Description of the task: Your task is to repeat the lines below exactly, excluding any pictures they contain.

Material for the task:
* * *

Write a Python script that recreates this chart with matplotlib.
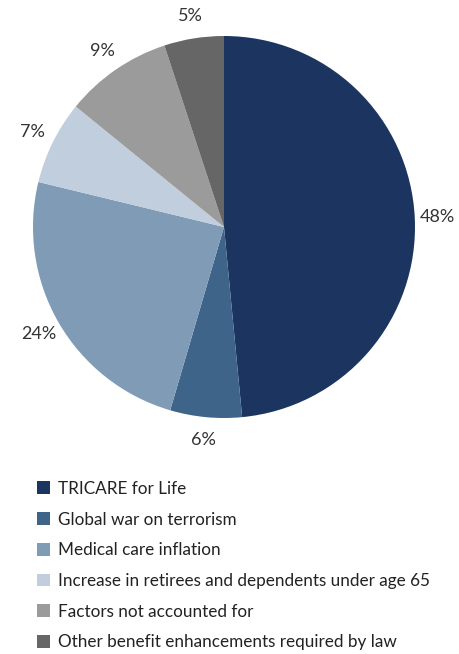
import matplotlib
matplotlib.use("Agg")
import matplotlib.pyplot as plt
from matplotlib.patches import Patch

plt.rcParams['font.family'] = ['Lato', 'DejaVu Sans']

categories = ["TRICARE for Life",
              "Global war on terrorism",
              "Medical care inflation",
              "Increase in retirees and dependents under age 65",
              "Factors not accounted for",
              "Other benefit enhancements required by law"]
shares = [48, 6, 24, 7, 9, 5]
pct_labels = ["48%", "6%", "24%", "7%", "9%", "5%"]
colors = ["#1c3560", "#3e6489", "#7f9bb6", "#c0cedd", "#9b9b9b", "#666666"]

W, H = 459, 654
fig = plt.figure(figsize=(W / 100, H / 100), dpi=100)

# pie centre ~ (224, 227) px, radius ~191 px
cx, cy, r = 224, 227, 191
ax = fig.add_axes([(cx - r) / W, (H - cy - r) / H, 2 * r / W, 2 * r / H])
wedges, texts = ax.pie(shares, labels=pct_labels, colors=colors, startangle=90,
                       counterclock=False, labeldistance=1.12,
                       textprops=dict(fontsize=13, color="#333333"))
for t in texts:
    t.set_horizontalalignment("center")
ax.set_xlim(-1, 1)
ax.set_ylim(-1, 1)
ax.set_aspect("equal")
ax.axis("off")

handles = [Patch(facecolor=c, edgecolor="none") for c in colors]
fig.legend(handles, categories, loc="upper left", bbox_to_anchor=(30 / W, 1 - 474 / H),
           frameon=False, fontsize=12.3, handlelength=0.78, handleheight=0.78,
           handletextpad=0.45, labelspacing=0.86, borderaxespad=0, labelcolor="#222222")

fig.savefig("out.png", dpi=100)
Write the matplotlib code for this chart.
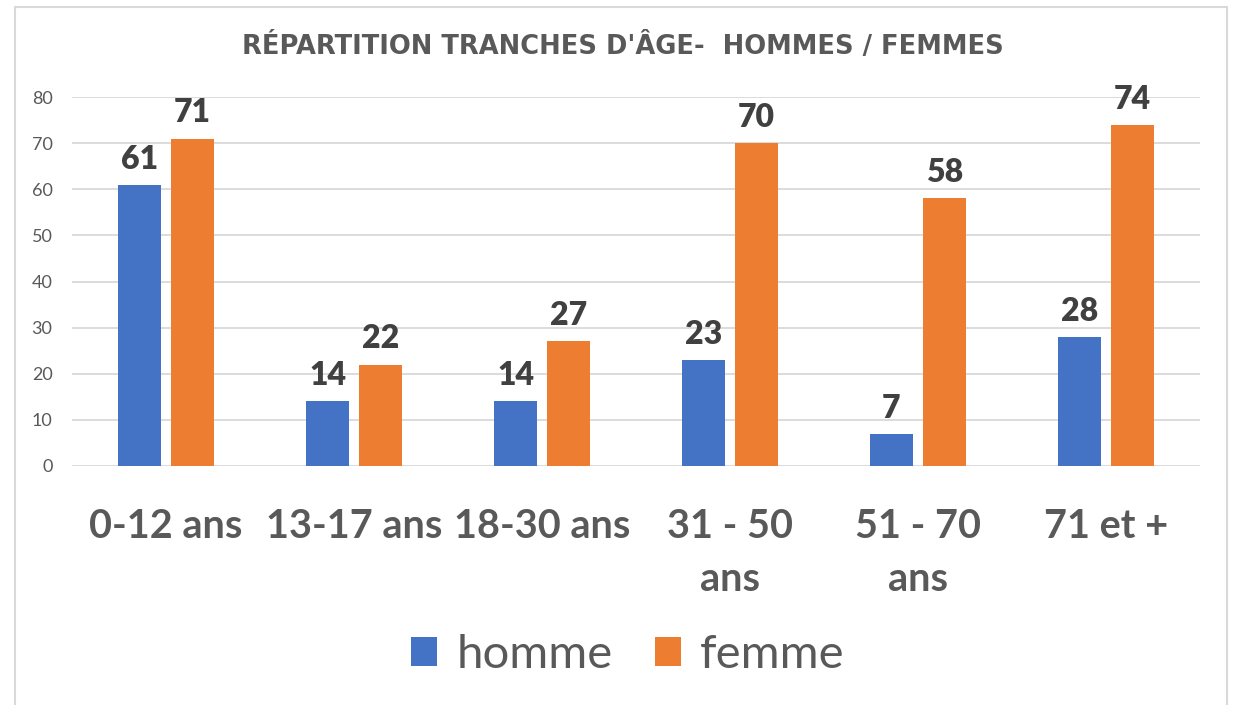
import matplotlib
matplotlib.use("Agg")
import matplotlib.pyplot as plt
from matplotlib.patches import Rectangle
import numpy as np

plt.rcParams['font.family'] = ['Lato', 'DejaVu Sans']

categories = ["0-12 ans", "13-17 ans", "18-30 ans", "31 - 50\nans", "51 - 70\nans", "71 et +"]
homme = [61, 14, 14, 23, 7, 28]
femme = [71, 22, 27, 70, 58, 74]
series_names = ["homme", "femme"]
title = "RÉPARTITION TRANCHES D'ÂGE-  HOMMES / FEMMES"

W, H = 1237, 705
fig = plt.figure(figsize=(W / 100, H / 100), dpi=100)
ax = fig.add_axes([72 / W, 1 - 466 / H, (1200 - 72) / W, (466 - 97) / H])

x = np.arange(len(categories))
bw = 0.224
off = 0.141
blue = "#4472C4"
orange = "#ED7D31"
b1 = ax.bar(x - off, homme, bw, color=blue, label=series_names[0], zorder=3)
b2 = ax.bar(x + off, femme, bw, color=orange, label=series_names[1], zorder=3)

for bars in (b1, b2):
    ax.bar_label(bars, padding=8, fontsize=23, fontweight='heavy', color='#404040')

ax.set_xlim(-0.5, len(categories) - 0.5)
ax.set_ylim(0, 80)
ax.set_yticks(range(0, 81, 10))
ax.grid(axis='y', color='#D9D9D9', linewidth=1.3, zorder=0)
ax.set_axisbelow(True)
for s in ax.spines.values():
    s.set_visible(False)
ax.tick_params(axis='both', length=0)
ax.tick_params(axis='y', labelsize=13, labelcolor='#595959', pad=14)
ax.set_xticks(x)
ax.set_xticklabels(categories, fontsize=28.5, fontweight='bold', color='#595959', linespacing=1.55)
ax.tick_params(axis='x', pad=30)

fig.text(623 / W, 1 - 47 / H, title, ha='center', va='center', fontsize=18.5,
         fontweight='bold', color='#595959', family=['DejaVu Sans'])

fig.legend(handles=[b1, b2], labels=series_names, loc='center',
           bbox_to_anchor=(628 / W, 1 - 655 / H), ncol=2, frameon=False,
           fontsize=34, labelcolor='#595959', handlelength=0.55, handleheight=0.55,
           handletextpad=0.4, columnspacing=0.9)

fig.patches.append(Rectangle((15 / W, -0.01), (1227 - 15) / W, 1 - 7 / H + 0.01,
                             transform=fig.transFigure, fill=False,
                             edgecolor='#D9D9D9', linewidth=1.5))

fig.savefig("out.png", dpi=100, facecolor='white')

* * *

Reply to the exercise:
Write a Python script that recreates this chart with matplotlib.
import matplotlib
matplotlib.use("Agg")
import matplotlib.pyplot as plt
from matplotlib.patches import Patch

plt.rcParams['font.family'] = ['Lato', 'DejaVu Sans']

categories = ["TRICARE for Life",
              "Global war on terrorism",
              "Medical care inflation",
              "Increase in retirees and dependents under age 65",
              "Factors not accounted for",
              "Other benefit enhancements required by law"]
shares = [48, 6, 24, 7, 9, 5]
pct_labels = ["48%", "6%", "24%", "7%", "9%", "5%"]
colors = ["#1c3560", "#3e6489", "#7f9bb6", "#c0cedd", "#9b9b9b", "#666666"]

W, H = 459, 654
fig = plt.figure(figsize=(W / 100, H / 100), dpi=100)

# pie centre ~ (224, 227) px, radius ~191 px
cx, cy, r = 224, 227, 191
ax = fig.add_axes([(cx - r) / W, (H - cy - r) / H, 2 * r / W, 2 * r / H])
wedges, texts = ax.pie(shares, labels=pct_labels, colors=colors, startangle=90,
                       counterclock=False, labeldistance=1.12,
                       textprops=dict(fontsize=13, color="#333333"))
for t in texts:
    t.set_horizontalalignment("center")
ax.set_xlim(-1, 1)
ax.set_ylim(-1, 1)
ax.set_aspect("equal")
ax.axis("off")

handles = [Patch(facecolor=c, edgecolor="none") for c in colors]
fig.legend(handles, categories, loc="upper left", bbox_to_anchor=(30 / W, 1 - 474 / H),
           frameon=False, fontsize=12.3, handlelength=0.78, handleheight=0.78,
           handletextpad=0.45, labelspacing=0.86, borderaxespad=0, labelcolor="#222222")

fig.savefig("out.png", dpi=100)
Write the matplotlib code for this chart.
import matplotlib
matplotlib.use("Agg")
import matplotlib.pyplot as plt
from matplotlib.patches import Rectangle
import numpy as np

plt.rcParams['font.family'] = ['Lato', 'DejaVu Sans']

categories = ["0-12 ans", "13-17 ans", "18-30 ans", "31 - 50\nans", "51 - 70\nans", "71 et +"]
homme = [61, 14, 14, 23, 7, 28]
femme = [71, 22, 27, 70, 58, 74]
series_names = ["homme", "femme"]
title = "RÉPARTITION TRANCHES D'ÂGE-  HOMMES / FEMMES"

W, H = 1237, 705
fig = plt.figure(figsize=(W / 100, H / 100), dpi=100)
ax = fig.add_axes([72 / W, 1 - 466 / H, (1200 - 72) / W, (466 - 97) / H])

x = np.arange(len(categories))
bw = 0.224
off = 0.141
blue = "#4472C4"
orange = "#ED7D31"
b1 = ax.bar(x - off, homme, bw, color=blue, label=series_names[0], zorder=3)
b2 = ax.bar(x + off, femme, bw, color=orange, label=series_names[1], zorder=3)

for bars in (b1, b2):
    ax.bar_label(bars, padding=8, fontsize=23, fontweight='heavy', color='#404040')

ax.set_xlim(-0.5, len(categories) - 0.5)
ax.set_ylim(0, 80)
ax.set_yticks(range(0, 81, 10))
ax.grid(axis='y', color='#D9D9D9', linewidth=1.3, zorder=0)
ax.set_axisbelow(True)
for s in ax.spines.values():
    s.set_visible(False)
ax.tick_params(axis='both', length=0)
ax.tick_params(axis='y', labelsize=13, labelcolor='#595959', pad=14)
ax.set_xticks(x)
ax.set_xticklabels(categories, fontsize=28.5, fontweight='bold', color='#595959', linespacing=1.55)
ax.tick_params(axis='x', pad=30)

fig.text(623 / W, 1 - 47 / H, title, ha='center', va='center', fontsize=18.5,
         fontweight='bold', color='#595959', family=['DejaVu Sans'])

fig.legend(handles=[b1, b2], labels=series_names, loc='center',
           bbox_to_anchor=(628 / W, 1 - 655 / H), ncol=2, frameon=False,
           fontsize=34, labelcolor='#595959', handlelength=0.55, handleheight=0.55,
           handletextpad=0.4, columnspacing=0.9)

fig.patches.append(Rectangle((15 / W, -0.01), (1227 - 15) / W, 1 - 7 / H + 0.01,
                             transform=fig.transFigure, fill=False,
                             edgecolor='#D9D9D9', linewidth=1.5))

fig.savefig("out.png", dpi=100, facecolor='white')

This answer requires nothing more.